With a season devoid of any classic monsters and with the recent departure of the popular companion Leela there were still plenty of things to watch out for and some new villains and dilemmas for The Doctor to face.
|The Black Guardian
In "The Pirate Planet" there is The Captain who turns out to be just a pawn when The Doctor has the shocking discovery of all the once inhabited worlds that have been drained dry by the true villain Queen Xanxia. "The Androids of Tara" has the interesting concept of not only Romana being the exact likeness of Princess Strella but also the Taran’s ability to construct android replicas. With the villain of the story, Count Grendel, desperate to become the ruler of Tara it soon becomes apparent that he will do anything to get what he wants which does not bode well for Romana.
With the six segments that make up The Key to Time turning out to be all manor of items. In "The Pirate Planet" the segment turns out to be the largest monster ever that has appeared in the show.
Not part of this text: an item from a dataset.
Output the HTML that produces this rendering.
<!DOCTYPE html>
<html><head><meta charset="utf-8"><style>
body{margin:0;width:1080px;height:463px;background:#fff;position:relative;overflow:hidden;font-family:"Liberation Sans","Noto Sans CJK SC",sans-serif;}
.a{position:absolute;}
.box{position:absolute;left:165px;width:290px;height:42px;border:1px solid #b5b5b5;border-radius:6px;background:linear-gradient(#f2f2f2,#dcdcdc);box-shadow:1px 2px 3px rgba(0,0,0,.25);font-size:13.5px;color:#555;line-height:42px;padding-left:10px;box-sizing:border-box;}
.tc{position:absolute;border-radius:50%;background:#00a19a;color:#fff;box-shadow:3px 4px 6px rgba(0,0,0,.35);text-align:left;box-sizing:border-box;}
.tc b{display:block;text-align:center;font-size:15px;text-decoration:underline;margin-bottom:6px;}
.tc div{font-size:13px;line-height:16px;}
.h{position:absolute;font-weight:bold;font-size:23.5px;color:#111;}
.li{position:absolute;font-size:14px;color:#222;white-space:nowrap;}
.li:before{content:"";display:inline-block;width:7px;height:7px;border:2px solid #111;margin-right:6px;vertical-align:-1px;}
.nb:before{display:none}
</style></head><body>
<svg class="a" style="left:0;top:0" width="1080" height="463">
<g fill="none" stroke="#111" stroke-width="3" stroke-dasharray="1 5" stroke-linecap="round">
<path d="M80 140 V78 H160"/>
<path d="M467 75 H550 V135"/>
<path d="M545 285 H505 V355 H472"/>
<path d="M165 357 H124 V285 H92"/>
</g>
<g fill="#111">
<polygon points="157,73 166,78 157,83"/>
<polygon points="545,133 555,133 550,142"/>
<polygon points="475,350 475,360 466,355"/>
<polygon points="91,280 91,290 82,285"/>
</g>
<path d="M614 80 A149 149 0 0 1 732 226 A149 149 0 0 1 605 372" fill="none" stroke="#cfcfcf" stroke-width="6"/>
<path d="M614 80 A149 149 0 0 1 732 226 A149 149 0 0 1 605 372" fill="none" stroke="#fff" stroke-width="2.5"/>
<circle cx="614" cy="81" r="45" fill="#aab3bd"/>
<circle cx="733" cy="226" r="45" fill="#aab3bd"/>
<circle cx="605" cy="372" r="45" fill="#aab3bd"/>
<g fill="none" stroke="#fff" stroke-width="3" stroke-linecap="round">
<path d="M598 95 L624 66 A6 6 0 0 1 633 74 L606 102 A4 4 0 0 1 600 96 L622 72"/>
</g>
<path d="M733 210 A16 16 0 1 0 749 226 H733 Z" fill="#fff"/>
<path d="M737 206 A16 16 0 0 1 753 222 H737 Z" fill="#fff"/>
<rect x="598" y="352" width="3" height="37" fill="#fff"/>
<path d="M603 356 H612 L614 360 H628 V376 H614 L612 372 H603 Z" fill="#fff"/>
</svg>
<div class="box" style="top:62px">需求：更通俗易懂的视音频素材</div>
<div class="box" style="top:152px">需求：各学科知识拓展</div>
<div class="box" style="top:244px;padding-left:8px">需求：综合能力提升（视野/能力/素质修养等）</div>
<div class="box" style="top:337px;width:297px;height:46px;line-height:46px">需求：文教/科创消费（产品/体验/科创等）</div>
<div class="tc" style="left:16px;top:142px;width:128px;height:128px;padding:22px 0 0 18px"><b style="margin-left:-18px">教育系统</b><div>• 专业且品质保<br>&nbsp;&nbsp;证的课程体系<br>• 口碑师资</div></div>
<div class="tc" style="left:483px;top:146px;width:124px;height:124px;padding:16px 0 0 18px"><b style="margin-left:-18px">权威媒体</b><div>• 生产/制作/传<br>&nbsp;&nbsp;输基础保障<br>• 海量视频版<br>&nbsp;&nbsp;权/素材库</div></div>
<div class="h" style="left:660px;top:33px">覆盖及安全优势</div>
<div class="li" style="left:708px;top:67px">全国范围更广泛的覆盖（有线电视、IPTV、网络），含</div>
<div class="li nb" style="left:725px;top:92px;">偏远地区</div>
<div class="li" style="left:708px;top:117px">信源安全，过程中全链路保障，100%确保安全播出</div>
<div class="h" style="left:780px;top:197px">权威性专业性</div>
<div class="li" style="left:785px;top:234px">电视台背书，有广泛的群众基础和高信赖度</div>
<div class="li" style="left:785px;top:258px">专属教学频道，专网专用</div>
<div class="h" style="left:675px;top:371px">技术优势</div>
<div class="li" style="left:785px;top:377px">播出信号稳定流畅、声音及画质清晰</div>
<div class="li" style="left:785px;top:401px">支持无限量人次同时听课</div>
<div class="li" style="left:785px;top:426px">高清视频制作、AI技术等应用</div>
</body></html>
But the most shocking discovery is when The Doctor realises that the final segment is a living person – none other than Princess Astra of Atrios – and The Doctor is powerless to stop The Shadow from converting her into one of the segments.
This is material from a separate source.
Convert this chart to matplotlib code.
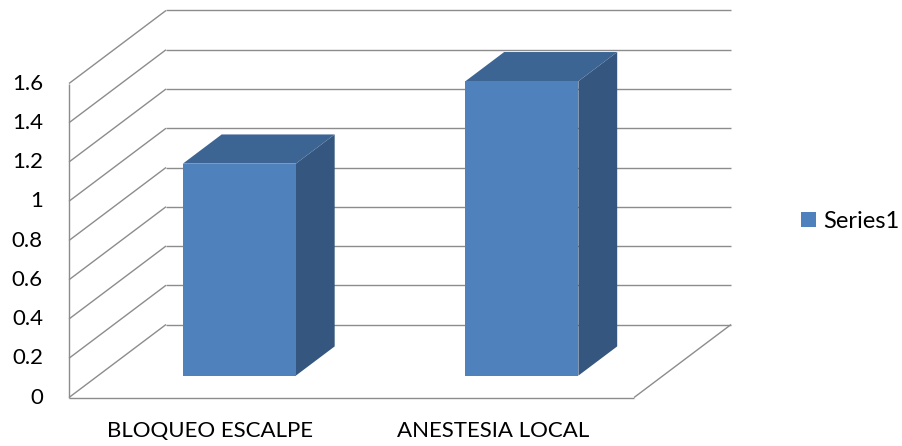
import matplotlib
matplotlib.use("Agg")
import matplotlib.pyplot as plt
from matplotlib.patches import Polygon, Patch

# data
categories = ["BLOQUEO ESCALPE", "ANESTESIA LOCAL"]
values = [1.08, 1.5]
series_name = "Series1"
y_ticks = [0, 0.2, 0.4, 0.6, 0.8, 1, 1.2, 1.4, 1.6]
y_tick_labels = ["0", "0.2", "0.4", "0.6", "0.8", "1", "1.2", "1.4", "1.6"]

# oblique projection: depth d in [0, 1] shifts points right and up
DX = 0.3434
DY = 0.372

GRID = "#8c8c8c"
FRONT = "#4F81BD"
TOP = "#3D6594"
SIDE = "#34567F"
FONT = "Lato"


def proj(x, y, d):
    return (x + d * DX, y + d * DY)


def line3(ax, p0, p1, **kw):
    a = proj(*p0)
    b = proj(*p1)
    ax.plot([a[0], b[0]], [a[1], b[1]], color=GRID, lw=1.0,
            solid_capstyle="butt", zorder=1, **kw)


fig = plt.figure(figsize=(9.03, 4.46), dpi=100)
ax = fig.add_axes([0, 0, 1, 1])
ax.set_xlim(-0.2442, 2.952)
ax.set_ylim(-0.2471, 2.0255)
ax.axis("off")

n = len(categories)
top = y_ticks[-1]

# walls and floor
line3(ax, (0, 0, 0), (0, top, 0))
for t in y_ticks:
    line3(ax, (0, t, 0), (0, t, 1))
    line3(ax, (0, t, 1), (n, t, 1))
line3(ax, (0, 0, 0), (n, 0, 0))
line3(ax, (n, 0, 0), (n, 0, 1))

# bars
width = 0.4
d0, d1 = 0.30, 0.70
for i, v in enumerate(values):
    x0 = i + 0.5 - width / 2
    x1 = i + 0.5 + width / 2
    front = [proj(x0, 0, d0), proj(x1, 0, d0), proj(x1, v, d0), proj(x0, v, d0)]
    topf = [proj(x0, v, d0), proj(x1, v, d0), proj(x1, v, d1), proj(x0, v, d1)]
    side = [proj(x1, 0, d0), proj(x1, 0, d1), proj(x1, v, d1), proj(x1, v, d0)]
    ax.add_patch(Polygon(side, closed=True, fc=SIDE, ec="none", zorder=3))
    ax.add_patch(Polygon(topf, closed=True, fc=TOP, ec="none", zorder=3))
    ax.add_patch(Polygon(front, closed=True, fc=FRONT, ec="none", zorder=4))

# tick labels
for t, lab in zip(y_ticks, y_tick_labels):
    ax.text(-0.092, t, lab, ha="right", va="center", fontsize=16,
            family=FONT, color="#000000")

for i, c in enumerate(categories):
    ax.text(i + 0.5, -0.171, c, ha="center", va="center", fontsize=16,
            family=FONT, color="#000000")

# legend
handle = Patch(facecolor=FRONT, edgecolor="none")
ax.legend([handle], [series_name], loc="center left",
          bbox_to_anchor=(801 / 903, 1 - 221 / 446), frameon=False,
          prop={"family": FONT, "size": 17}, handlelength=0.64,
          handleheight=0.62, handletextpad=0.28, borderpad=0,
          borderaxespad=0)

fig.savefig("out.png", dpi=100)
The introduction of most important villain in this part of the show's history did not occur until the final story "The Armageddon Factor". Having being tasked by the White Guardian to locate all six segments that make up The Doctor is to discover at the end of this story that he could have been working all along for The Black Guardian. The Doctor though realises that the Guardian, that appears on the TARDIS screen, is not the White Guardian and also with the realisation that The Key to Time is far to powerful for any one person to have in their procession he does the only thing left for him to do – to scatter The Key to Time throughout the universe once more.
This season though is more renowned for introducing Time Lady Romanadvoratrelundar - or Romana for short. Romana quickly proved that she was very much a product of Gallifreyan society. Having been a top student at the Academy, Romana looked down on The Doctor, no doubt due to both his status as a renegade and his poorer academic standing than herself. Romana was a haughty, overconfident individual, but was also well-versed in all matters scientific and technological. Because of this The Doctor respected Romana’s intellect. However, her lack of any real-world experience meant that she could never hope to outperform The Doctor during their adventures together.